[Checchino Antonini • 20.10.03] Intervista a Raniero La Valle.

RANIERO LA VALLE: «L’ONU NON PUO’ NASCONDERE L’INVASIONE»

Di un «quadro nuovo», ha parlato il leader ds Fassino a proposito della delibera Onu, che trasforma gli eserciti occupanti l’Iraq in forza multinazionale sebbene agli ordini del Pentagono. «No non sono d’accordo: da un punto di vista giuridico la risoluzione non muta il carattere della presenza di forze straniere è un’occupazione che segue l’aggressione di un paese sovrano», spiega a Liberazione Raniero La Valle, storico esponente della sinistra cristiana, a lungo senatore indipendente eletto nelle liste deL PCI. In virtù del “quadro nuovo”, sembra che pezzi di Quercia, rami d’Ulivo e petali di Margherita che, solo una settimana fa, marciavano tra Perugia e Assisi, siano pronti a calcarsi di nuovo l’elmetto sul capo e spedire alpini freschi a Baghdad per rimpiazzare i demoralizzati marines. 

C’è una risoluzione delle Nazioni Unite del dicembre ’74 che chiarisce le idee sulla questione, visto che ognuno tende a definire aggressioni le guerre del suo nemico. L’aggressione è un crimine di diritto internazionale e, secondo quella norma dell’Onu, “consiste nell’uso delle forze armate da parte di uno stato contro la sovranità, l’integrità territoriale o l’indipendenza politica di un altro stato”. Ne consegue che è aggressione anche “qualsiasi occupazione militare anche temporanea derivante da quell’attacco” (recita l’articolo 3). Come, appunto, la presenza oggi delle forze straniere in Iraq. Il consiglio di sicurezza non può stravolgere le sue leggi. 

Però quella risoluzione ha trovato l’unanimità. 

Bisogna chiedersi perché Francia, Germania, Russia, Cina ma anche paesi come Messico, Cile, Guinea e Camerun, che non s’erano lasciati corrompere dagli Usa, abbiano cambiato idea. Non credo che si siano pentiti, penso che l’abbiano fatto per uscire dall’illegalità della situazione attuale, per ripristinare un quadro internazionale condiviso. Ma Francia e Germania continuano a rifiutare uomini e soldi per quel teatro. Non esistono le condizioni perché l’Italia prolunghi la sua partecipazione finora, per altro, solo simbolica in una regione lontana dagli scontri. 

Dunque l’apertura di credito, la cosiddetta “svolta” di cui si parla nel centrosinistra stride parecchio con la contrarietà alla guerra della stragrande maggioranza della popolazione. 

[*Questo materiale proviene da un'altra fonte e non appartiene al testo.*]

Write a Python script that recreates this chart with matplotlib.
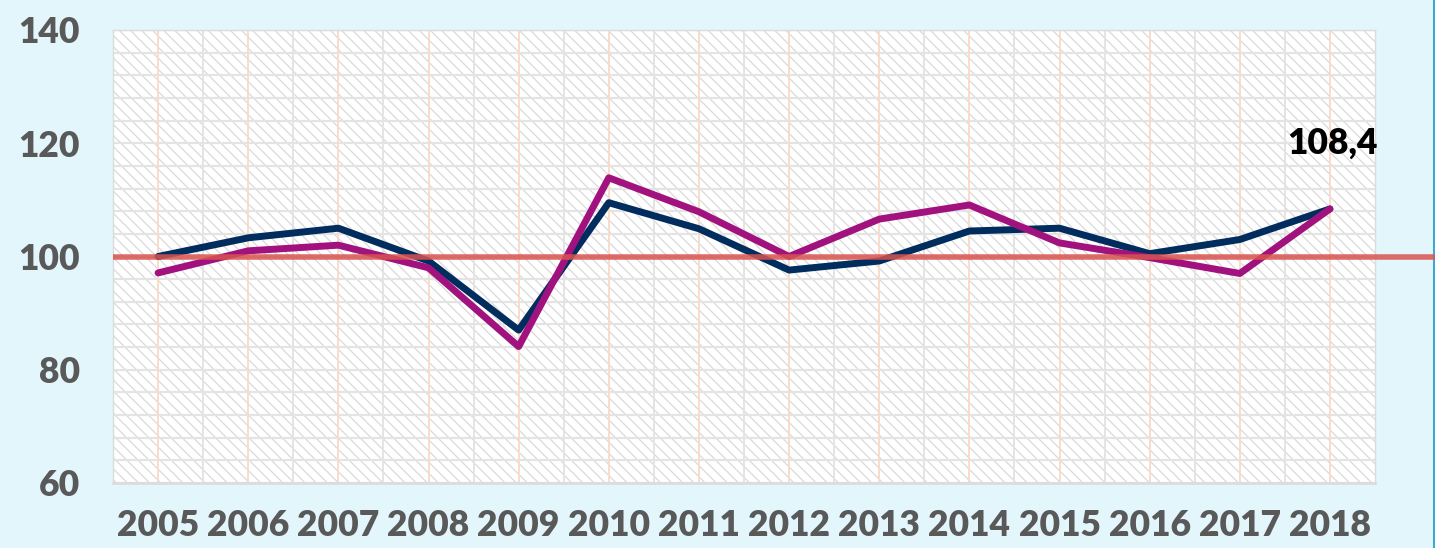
import matplotlib
matplotlib.use("Agg")
import matplotlib.pyplot as plt
from matplotlib.patches import Rectangle
from matplotlib.lines import Line2D
from matplotlib.transforms import blended_transform_factory

years = ["2005", "2006", "2007", "2008", "2009", "2010", "2011",
         "2012", "2013", "2014", "2015", "2016", "2017", "2018"]
series_navy = [100.0, 103.3, 105.0, 99.2, 87.0, 109.5, 104.9,
               97.6, 99.2, 104.5, 105.0, 100.5, 103.0, 108.4]
series_magenta = [97.1, 101.0, 102.0, 98.0, 84.1, 113.9, 107.9,
                  100.0, 106.6, 109.1, 102.4, 99.8, 97.0, 108.4]
reference_level = 100
y_ticks = [60, 80, 100, 120, 140]

plt.rcParams['font.family'] = ['Lato', 'DejaVu Sans']
plt.rcParams['hatch.linewidth'] = 0.9
plt.rcParams['hatch.color'] = '#dadada'

bg = '#e3f6fc'
txt = '#595959'
fs = 25.5
wt = 'heavy'

fig = plt.figure(figsize=(14.35, 5.48), dpi=100, facecolor=bg)
ax = fig.add_axes([113/1435, 65/548, (1375-113)/1435, (483-30)/548])
ax.set_facecolor('white')

x = list(range(len(years)))
ax.set_xlim(-0.5, len(years) - 0.5)
ax.set_ylim(60, 140)

# hatched background
ax.add_patch(Rectangle((0, 0), 1, 1, transform=ax.transAxes, facecolor='white',
                       edgecolor='#dadada', hatch='\\\\\\', linewidth=0, zorder=0))

# grid lines
for v in range(60, 141, 4):
    ax.axhline(v, color='#e4e4e4', lw=1.6, zorder=1)
for i in x:
    ax.axvline(i, color='#f9dccb', lw=1.4, zorder=1)
for i in x[:-1]:
    ax.axvline(i + 0.5, color='#e4e4e4', lw=1.4, zorder=1)

# reference line at 100, running from the plot's left edge to the figure edge
ref_tr = blended_transform_factory(fig.transFigure, ax.transData)
fig.add_artist(Line2D([113/1435, 1.0], [reference_level] * 2, transform=ref_tr,
                      color='#d9534f', alpha=0.85, lw=4, solid_capstyle='butt',
                      zorder=2.5))

ax.plot(x, series_navy, color='#002d5e', lw=5, zorder=3, solid_capstyle='round',
        solid_joinstyle='round')
ax.plot(x, series_magenta, color='#a2127f', lw=5, zorder=4, solid_capstyle='round',
        solid_joinstyle='round')

last = series_magenta[-1]
ax.annotate(f"{last:.1f}".replace('.', ','), xy=(x[-1], last), xytext=(2, 47),
            textcoords='offset points', ha='center', va='center',
            fontsize=fs, fontweight=wt, color='black', zorder=5)

ax.set_xticks(x)
ax.set_xticklabels(years)
ax.set_yticks(y_ticks)
ax.tick_params(axis='both', length=0, labelsize=fs, labelcolor=txt)
ax.tick_params(axis='x', pad=19)
ax.tick_params(axis='y', pad=24)
for lab in ax.get_xticklabels() + ax.get_yticklabels():
    lab.set_fontweight(wt)

for s in ax.spines.values():
    s.set_color('#dcdcdc')
    s.set_linewidth(1)
ax.spines['bottom'].set_linewidth(2)

fig.add_artist(Line2D([1433.5/1435, 1433.5/1435], [0, 1], transform=fig.transFigure,
                      color='#3fa9d6', lw=1.5))

fig.savefig('out.png', dpi=100, facecolor=bg)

Certo, un voto per prolungare la missione è incompatibile con il sentimento pacifista profondo di grandi masse ma c’è una questione più generale: qual’è il ruolo di Italia e Europa in una situazione così grave? Perché un conto è cercare di ripristinare il quadro internazionale, altro comportarsi da sgabello degli Stati Uniti. E’ importante la coincidenza della risoluzione con l’irruzione dell’ambasciatore Usa che è piombato nel mezzo di un vertice tra i ministri della difesa di Francia, Belgio, Germania e Lussemburgo per scongiurare la costituzione di un “quartier generale della difesa europea”. L’unico comando deve essere quello della Nato, gli Usa non vogliono che l’Europa sia autonoma da questo punto di vista e sarebbe un suicidio assecondarne i piani fornendo loro supporti in Iraq. 

Dopo tutto questo, ritiene urgente una riforma dell’Onu? 

Le Nazioni Unite non funzionano perché non vengono messe in condizione di poterlo fare. Gli Usa stanno compiendo una secessione dal ’99. Il problema allora è che si ritorni all’Onu attuando disposizioni mai attuate. Ad esempio, ricorrere a forze armate autonome dagli stati per ripristinare la pace e la sicurezza o, ancora, facendo funzionare l’assemblea generale quando non riesce a funzionare il consiglio di sicurezza. Si può ancora fare molto con le norme vigenti: a partire dalla costituzione di una forza di interposizione da spedire in Israele. 

E che ruolo può svolgere la “seconda potenza mondiale”, come è stato definito il movimento contro la guerra “senza se e senza ma”? 

Deve fare politica. Deve raccordarsi con le istituzioni perché certe questioni vanno approfondite e la rappresentanza politica non va lasciata a sé stessa. I movimenti devono elaborare posizioni politiche mature.